Static memory allocation
2.
Dynamic automatic memory allocation
3.
Program controlled allocation
Extended Stack

A stack is a linear data structure. Which follow the concept of LIFO.

In data structure an area of memory is reserved for the stack.

A pointer called the stack base (SB) points to the first word of the stack .

Last element of the stack is called TOP OF Stack (TOS).

To SB and TOS 2 new pointers exits in the model.
1.
A record base pointer(RB) pointing to the first word of the last record in stack.
2.
The first word of each record is a reserved pointer.

Memory allocation & access

Automatic dynamic allocation is implemented using the extended stack model.

SB(stack base)

TOS 

RB(record base pointer)

Reserve pointer

Each record in the stack has 2 reserved pointers instead of one. Each record accommodates the variables for one activation of a block, hence we call it an activation record (AR). During the execution of a block structured program , a register called the activation record base(ARB)  always points to the start of the TOS record. This record belongs to the block which contains the statement being executed.

The first reserved pointer in a block AR points to the activation record of its dynamic parent. This called Dynamic pointer. The dynamic pointer is used for deallocating an AR.

Access to nonlocal variables is implemented using the second pointer called Static pointer. When AR is created for block its static pointer is set to point to the AR of static ancestor of the block.
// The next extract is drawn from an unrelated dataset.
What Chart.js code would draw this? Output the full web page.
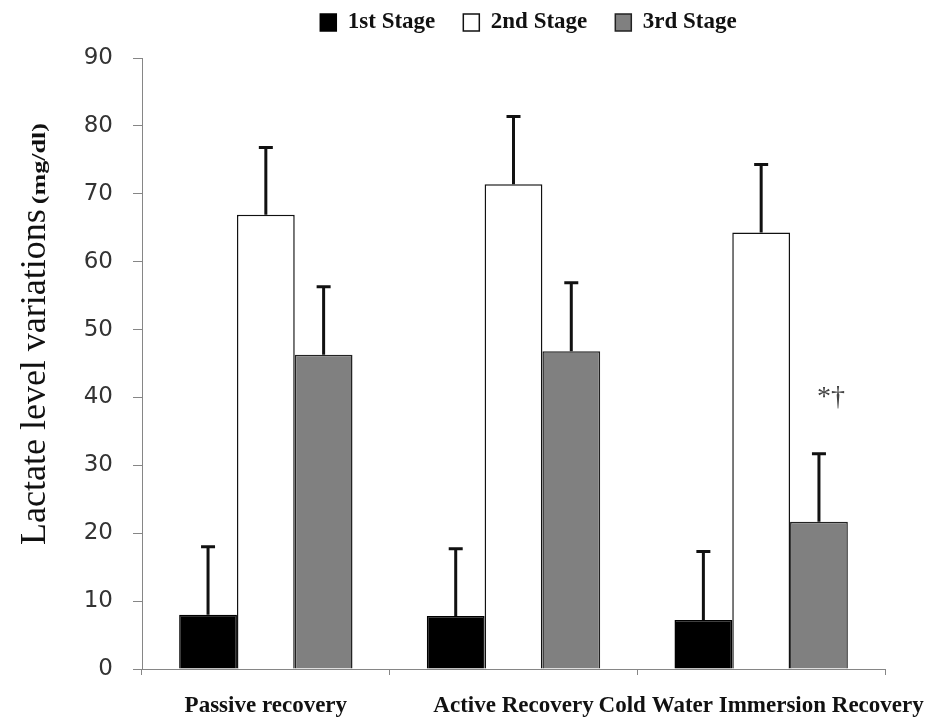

Symbol table requirements : In order to implement dynamic allocation and access, a compiler should perform :
1.
Determine the static nesting level of  current block.
2.
Determine the variable designated by the name. this should be done in accordance with the scope rules.
3.
Determine the static nesting level of the block in which variables are defined.
4.
Generate the code.
A simple scheme to implement function 1,2 and 3.
  using extended stack model to organize symbol table.
When the start of block(current block) is encountered during compilation, a new record is pushed on the stack. It contains
1.
Nesting level of current block.
2.
Symbol table for current block.
The reserved pointer of the new record points to the previous record in the stack.
Compilation of expression

In source code we use so many types of expression, in code generation for expression following task are performed :
1.
Determination of an evaluation order for the operators in an expression.
2.
Selection of instruction to be used in the target code.
3.
Use of register and handling of partial results.
     The expression is evaluated according to precedence rule of operators. 

The choice of an instruction to be used in the target code depends on the following :
1.
The type and length of each operand.
2.
The addressability of each operand, where the operand is located and how it can be accessed.

The addressability of an operands indicates where an operand is located and how it can be accessed.

An operand descriptor to maintain the type, length and addressability information for each operand. The choice of an instruction can be made by analyzing an operator and the descriptors of its operands.

A partial result is the value of some sub expression computed while evaluating an expression.

Partial results are maintained in CPU registers. Some of them have to be moved to memory if no of results exceeds the no of available CPU registers. An important issue in code generation is when and how to move partial result is contained in a register. We use a register descriptor to maintain information.

Operand descriptors :
    
An operand descriptor has the following fields :
1.
Attributes : contains the subfields type, length and miscellaneous information.
2.
Addressability : specifies where the operand is located and how it can be accessed. It has 2 subfields
A.
Addressability code : Takes the values ‘M’ (operand is in memory) and ‘R’ (operand is in register).
B.
Address : Address of a CPU register or memory word.

Register Descriptor

A register descriptor has 2 fields
1.
Status : Contains the code free or occupied to indicate register status.
2.
Operand descriptor #: if status= occupied, this field contains the descriptor # for the operand contined in the register.

Register descriptions are stored in an array called Register descriptor. One register descriptor exists for each CPU register.